I knew the settees had come from my Majlis room in Abu Dhabi and I wondered if they had been packed with cushions, so I carefully slit open one side and had a look. 

There were four big cushions inside all the protective wrapping and plastic. I carefully removed them and with the width reduced and the use of a little Size 44 boot power, I eased the settee out into the hall. 

I put the cushions back and resealed the packing. I used the same trick with the second box and cleared the last major items from the room. Probably what could be described as boxing clever! 

I now have a plan, showing where the various boxes are, just in case I need to access one. The room is clear, ready to start removing the ceiling next week. Let the next project begin!

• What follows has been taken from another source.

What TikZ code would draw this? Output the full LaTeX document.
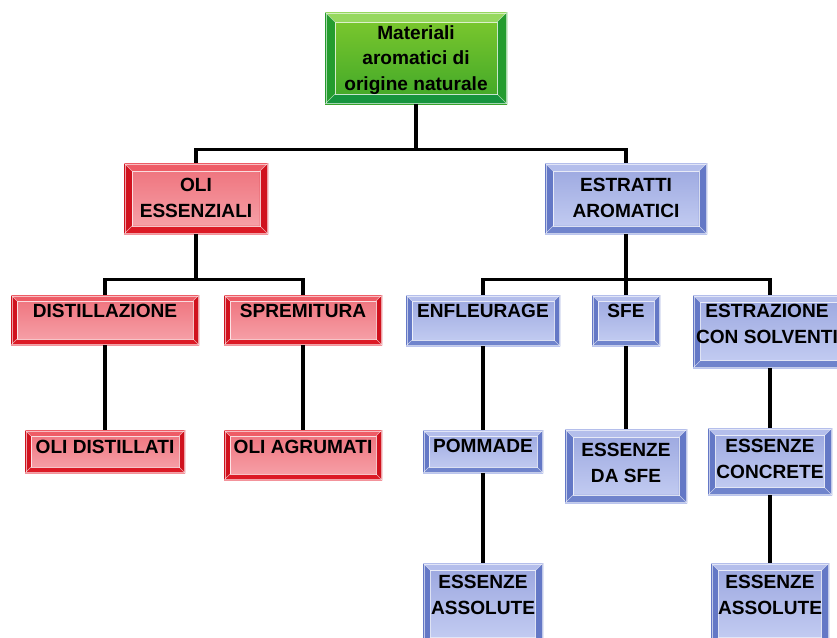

There are some interesting old water marks in the middle of the room, of all places, which I need to investigate, but otherwise, it should be reasonably straightforward.

As the summer progresses, I have seen the first White Admiral, Limenitis camilla, this week.

This is a newly hatched male, who was flying back and forth along his beat, defending it against all comers​. 

Males are very territorial, but after the fighting and squabbling, their wings soon get torn and their life span is little more than a month. They like to feed on blackberries. I have a couple of plants, but there are a number of bramble briars in the forest nearby. The female lays eggs only on honeysuckle, a plant I don't have, but there must be some growing wild in the Maquis.

The flowers have opened on my grape vines. 

There are a huge number again this year, so I will have to thin them out soon.

And some trees which seems to have enjoyed the winter cold, are the pears.

Shoots are appearing everywhere along the row in the Drupe orchard. 

It is normal to prune Cordon trees in the summer, but I am uncertain whether if i do it now, it is too early. I am a regular listener to GQT every Friday afternoon on BBC Radio 4, so I have asked the experts there a question. 

I will let you know what their answer is.